From Richard Winger at Ballot Access News:

This is old news that Ballot Access News had previously missed. On November 4, 2014, an independent candidate was elected to the New Hampshire House of Representatives from Merrimack County district 10, which includes Hopkinton and part of Concord. The independent winner is David Luneau.

See this story about the campaign. The district elects three representatives. Luneau came in third with 2,293, and was elected along with two of the three Democratic nominees. Thanks to Darryl Perry for the information.

The December 1, 2014 Ballot Access News print issue said that fourteen independent candidates had been elected to state legislatures on November 4, 2014, but that should have said fifteen were elected.

4 Comments

  1. Andy Craig January 13, 2015

    Evidence that NH is one of, at best, a half-dozen states where Libertarians can actually get elected running major-party, and the only state where that happens in significant numbers (roughly a quarter of NH states reps, or half the GOP caucus, are reasonably defined as lowercase-l libertarians). Also how easy it is for anybody to be elected to the NH House (average number of constituents per rep: just 3,000).

    Still, I’d like to see some of the ones who do so, officially switch back to the LP while in office. Whether elected as a Libertarian, or elected as a major party before switching in-office, we desperately need to have some capital-L state legislators again. I would even go so far as saying we should have a dedicated organization, either within the LP or a PAC, with the sole focus of electing a handful of Libertarian state legislators. It would be a huge morale boost for the party, we’ve done it before, and it’s ridiculous that the undisputed “third-largest party” doesn’t currently have any elected legislators anywhere in the nation.

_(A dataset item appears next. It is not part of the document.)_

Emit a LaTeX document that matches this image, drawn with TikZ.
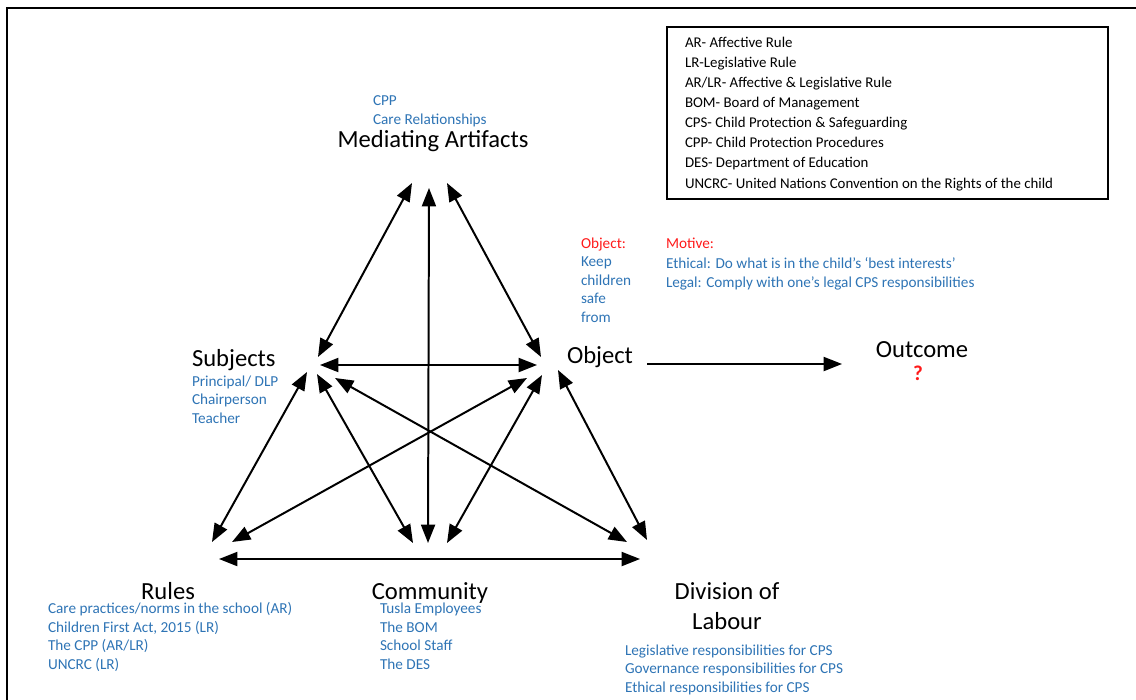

  2. paulie January 12, 2015

    Max Abramson was elected as a Republican legislator in NH. He almsot ran as a Libertarian for Governor this year (I believe. If not, US Senate), and was a long shot candidate for the LP 2012 presidential nomination, receiving I believe one or two delegate votes from NH.

  3. AndyCraig January 12, 2015

    Interestingly, the article says he “failed to get enough votes” in the Democratic primary to appear as a Democrat on the ballot. He might not have showed up on earlier lists because he’s still a Democrat and intends to be one in the legislature. I can’t find anything either way about if he intends to self-describe as an independent representative, or as a Dem and a member of their caucus.